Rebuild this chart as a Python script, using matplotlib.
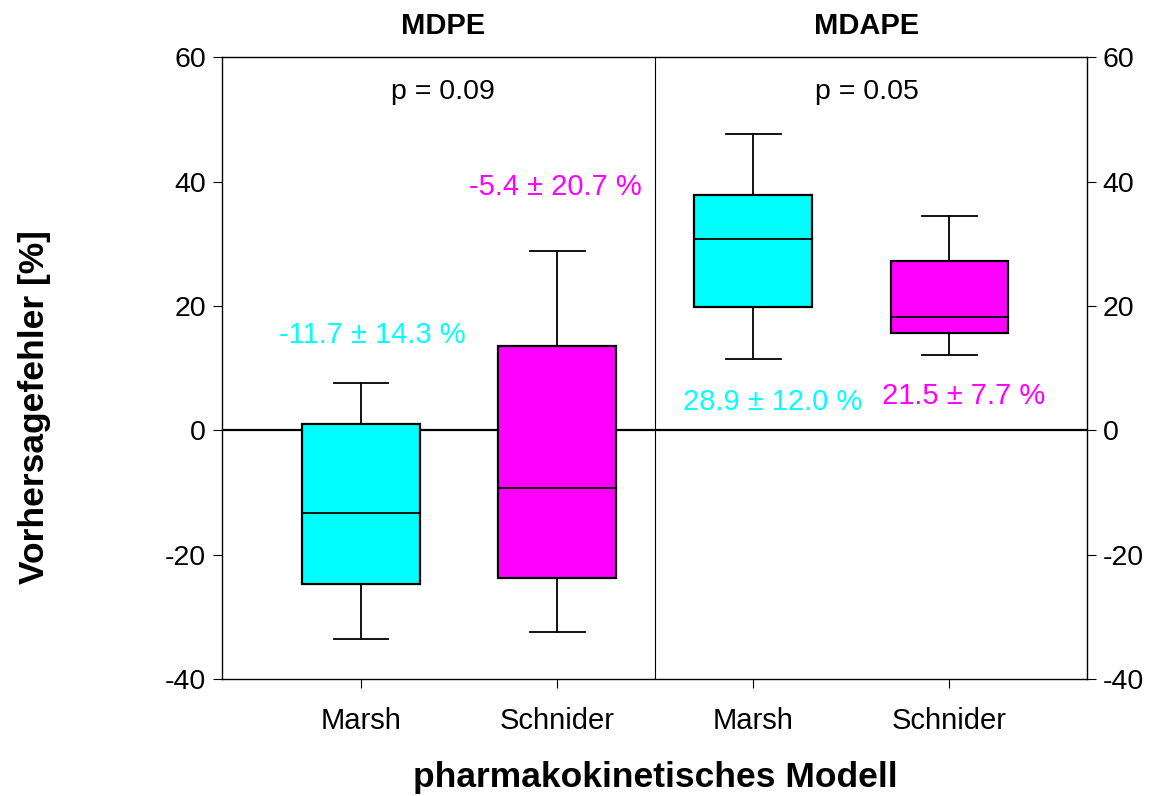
import matplotlib
matplotlib.use("Agg")
import matplotlib.pyplot as plt

plt.rcParams['font.family'] = ['Liberation Sans', 'DejaVu Sans']
plt.rcParams['axes.unicode_minus'] = False

# data
groups = ['MDPE', 'MDAPE']
group_x = [1.42, 3.58]
models = ['Marsh', 'Schnider', 'Marsh', 'Schnider']
whislo = [-33.6, -32.5, 11.4, 12.1]
q1 = [-24.8, -23.8, 19.8, 15.6]
med = [-13.3, -9.3, 30.7, 18.2]
q3 = [1.0, 13.5, 37.9, 27.2]
whishi = [7.6, 28.8, 47.7, 34.4]
colors = ['#00ffff', '#ff00ff', '#00ffff', '#ff00ff']
p_values = ['p = 0.09', 'p = 0.05']
summary = ['-11.7 \u00b1 14.3 %', '-5.4 \u00b1 20.7 %', '28.9 \u00b1 12.0 %', '21.5 \u00b1 7.7 %']
summary_y = [15.3, 39.2, 4.5, 5.5]
summary_dx = [0.06, -0.01, 0.10, 0.07]

fig = plt.figure(figsize=(11.61, 7.96), dpi=100)
ax = fig.add_axes([0.191, 0.147, 0.745, 0.781])

pos = list(range(1, len(models) + 1))
stats = []
for i in range(len(models)):
    stats.append(dict(whislo=whislo[i], q1=q1[i], med=med[i], q3=q3[i],
                      whishi=whishi[i], fliers=[]))
bp = ax.bxp(stats, positions=pos, widths=0.6, patch_artist=True,
            showfliers=False,
            boxprops=dict(linewidth=1.6, edgecolor='black'),
            medianprops=dict(color='black', linewidth=1.3),
            whiskerprops=dict(color='black', linewidth=1.3),
            capprops=dict(color='black', linewidth=1.3),
            capwidths=0.28, zorder=3)
for patch, c in zip(bp['boxes'], colors):
    patch.set_facecolor(c)

ax.axhline(0, color='black', linewidth=1.6, zorder=2)
ax.axvline(2.5, color='black', linewidth=0.8, zorder=2)

ax.set_xlim(0.29, 4.70)
ax.set_ylim(-40, 60)
ax.set_yticks(range(-40, 61, 20))
ax.set_xticks(pos)
ax.set_xticklabels(models, fontsize=21)
ax.tick_params(axis='y', labelsize=20.5, direction='out', length=6.5,
               right=True, labelright=True, pad=5)
ax.tick_params(axis='x', direction='out', length=6.5, pad=14)
for s in ax.spines.values():
    s.set_linewidth(1.0)

for j, g in enumerate(groups):
    ax.text(group_x[j], 1.05, g, transform=ax.get_xaxis_transform(), ha='center',
            va='center', fontsize=21, fontweight='bold')
    ax.text(group_x[j], 54.5, p_values[j], ha='center', va='center', fontsize=20.5)

for i in range(len(models)):
    ax.text(pos[i] + summary_dx[i], summary_y[i], summary[i], ha='center',
            va='center', fontsize=21, color=colors[i])

fig.text(35 / 1161, 1 - 407 / 796, 'Vorhersagefehler [%]', rotation=90,
         ha='center', va='center', fontsize=25.5, fontweight='bold')
fig.text(655 / 1161, 1 - 778 / 796, 'pharmakokinetisches Modell',
         ha='center', va='center', fontsize=25.5, fontweight='bold')

fig.savefig('out.png', dpi=100)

◆ DESCRIPTION OF THE TASK ◆
Pictures excluded, repeat exactly the lines from the top of the material through the line with "ax = fig.add_axes([0.191, 0.147, 0.745, 0.781])", including both of those lines.

◆ OUTPUT BELOW ◆
Rebuild this chart as a Python script, using matplotlib.
import matplotlib
matplotlib.use("Agg")
import matplotlib.pyplot as plt

plt.rcParams['font.family'] = ['Liberation Sans', 'DejaVu Sans']
plt.rcParams['axes.unicode_minus'] = False

# data
groups = ['MDPE', 'MDAPE']
group_x = [1.42, 3.58]
models = ['Marsh', 'Schnider', 'Marsh', 'Schnider']
whislo = [-33.6, -32.5, 11.4, 12.1]
q1 = [-24.8, -23.8, 19.8, 15.6]
med = [-13.3, -9.3, 30.7, 18.2]
q3 = [1.0, 13.5, 37.9, 27.2]
whishi = [7.6, 28.8, 47.7, 34.4]
colors = ['#00ffff', '#ff00ff', '#00ffff', '#ff00ff']
p_values = ['p = 0.09', 'p = 0.05']
summary = ['-11.7 \u00b1 14.3 %', '-5.4 \u00b1 20.7 %', '28.9 \u00b1 12.0 %', '21.5 \u00b1 7.7 %']
summary_y = [15.3, 39.2, 4.5, 5.5]
summary_dx = [0.06, -0.01, 0.10, 0.07]

fig = plt.figure(figsize=(11.61, 7.96), dpi=100)
ax = fig.add_axes([0.191, 0.147, 0.745, 0.781])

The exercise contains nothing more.